Mr DeSouza now will be permitted to remain in the UK indefinitely if he applies for residency under the EU settlement scheme in a major victory for the couple ending a three-year battle to be recognised by the Home Office as Irish, a right enshrined in the Good Friday Agreement.
Emma says the case has brought up other important issues around the understanding of the Good Friday Agreement with two both sides seeming to interpret it differently.
“We’re intending to campaign the bigger issues and certainly there is room for litigation on a case based purely on that issue but I don’t see us being the people who would take that case forward.
“In many ways it is a little freeing to know that I can continue my campaign work without the burden of a very costly court case hanging over our heads. Essentially my work wil continue as it is. Over the years I’ve developed a pretty heavy group of people that I can turn to for help with this so we’re going to continue with that path.
“It is a relief because it has been very difficult as a family being just two normal working people to take on such a seismic case and to do it without any financial assistance and just as two people trying to take on a whole government.

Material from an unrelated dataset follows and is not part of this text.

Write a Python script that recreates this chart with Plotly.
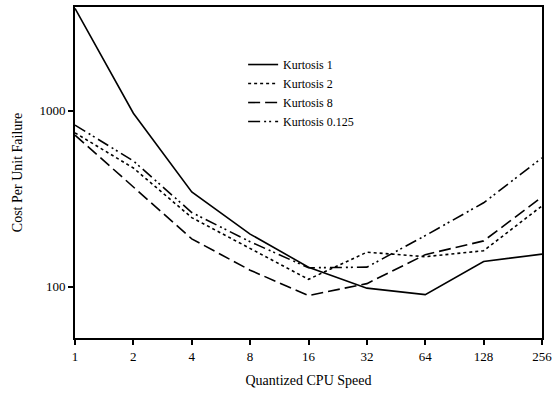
import numpy as np
import plotly.graph_objects as go

speed = [1, 2, 4, 8, 16, 32, 64, 128, 256]
k1 = [3830, 970, 346, 199, 129, 98, 90, 139, 153]
k2 = [750, 473, 247, 165, 110, 157, 148, 160, 288]
k8 = [728, 369, 187, 124, 89, 104, 152, 182, 324]
k0125 = [830, 519, 264, 180, 128, 129, 195, 300, 540]

xticks = [1, 2, 4, 8, 16, 32, 64, 128, 256]
xticklabels = ["1", "2", "4", "8", "16", "32", "64", "128", "256"]
yticks = [100, 1000]
yticklabels = ["100", "1000"]

fig = go.Figure()
series = [
    ("Kurtosis 1", k1, "solid"),
    ("Kurtosis 2", k2, "dot"),
    ("Kurtosis 8", k8, "12px,5px"),
    ("Kurtosis 0.125", k0125, "12px,4px,2px,3px,2px,4px"),
]
for name, ys, dash in series:
    fig.add_trace(go.Scatter(x=speed, y=ys, mode="lines", name=name,
                             line=dict(color="black", width=1.6, dash=dash)))

fam = "Liberation Serif"
fig.update_layout(
    width=557, height=396,
    margin=dict(l=75, r=10, t=5, b=58),
    paper_bgcolor="white", plot_bgcolor="white",
    font=dict(family=fam, size=13, color="black"),
    showlegend=True,
    legend=dict(x=0.36, y=0.87, xanchor="left", yanchor="top",
                bgcolor="rgba(0,0,0,0)", borderwidth=0,
                font=dict(family=fam, size=12),
                tracegroupgap=0, itemwidth=30),
)
fig.update_xaxes(type="log", range=[0, np.log10(256)],
                 tickvals=xticks, ticktext=xticklabels,
                 tickfont=dict(family=fam, size=13),
                 ticklabeloverflow="allow",
                 showgrid=False, zeroline=False,
                 showline=True, linecolor="black", linewidth=2, mirror=True,
                 ticks="outside", ticklen=5, tickwidth=2, tickcolor="black",
                 title=dict(text="Quantized CPU Speed", standoff=13,
                            font=dict(family=fam, size=14)))
fig.update_yaxes(type="log", range=[np.log10(51), np.log10(3900)],
                 tickvals=yticks, ticktext=yticklabels,
                 tickfont=dict(family=fam, size=13),
                 showgrid=False, zeroline=False,
                 showline=True, linecolor="black", linewidth=2, mirror=True,
                 ticks="outside", ticklen=5, tickwidth=2, tickcolor="black",
                 title=dict(text="Cost Per Unit Failure", standoff=14,
                            font=dict(family=fam, size=14)))

fig.write_html("out.html", config={"displayModeBar": False},
               post_script="document.body.style.margin='0';document.body.style.padding='0';")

We can still do exactly what we were doing before only now we can do it without that burden.
“I think there was some disappointment that the bigger issues weren’t going to be addressed by the court and not everyone understood that the reason we withdrew.
“Whilst we have a concession from the British government which is really not that common and that in itself is a huge achievement that we’re very proud of. Families are going to benefit across Northern Ireland now that the bigger issues will have to continue to be talked about and the pressure will have to continue to be brought to the British government to address them.”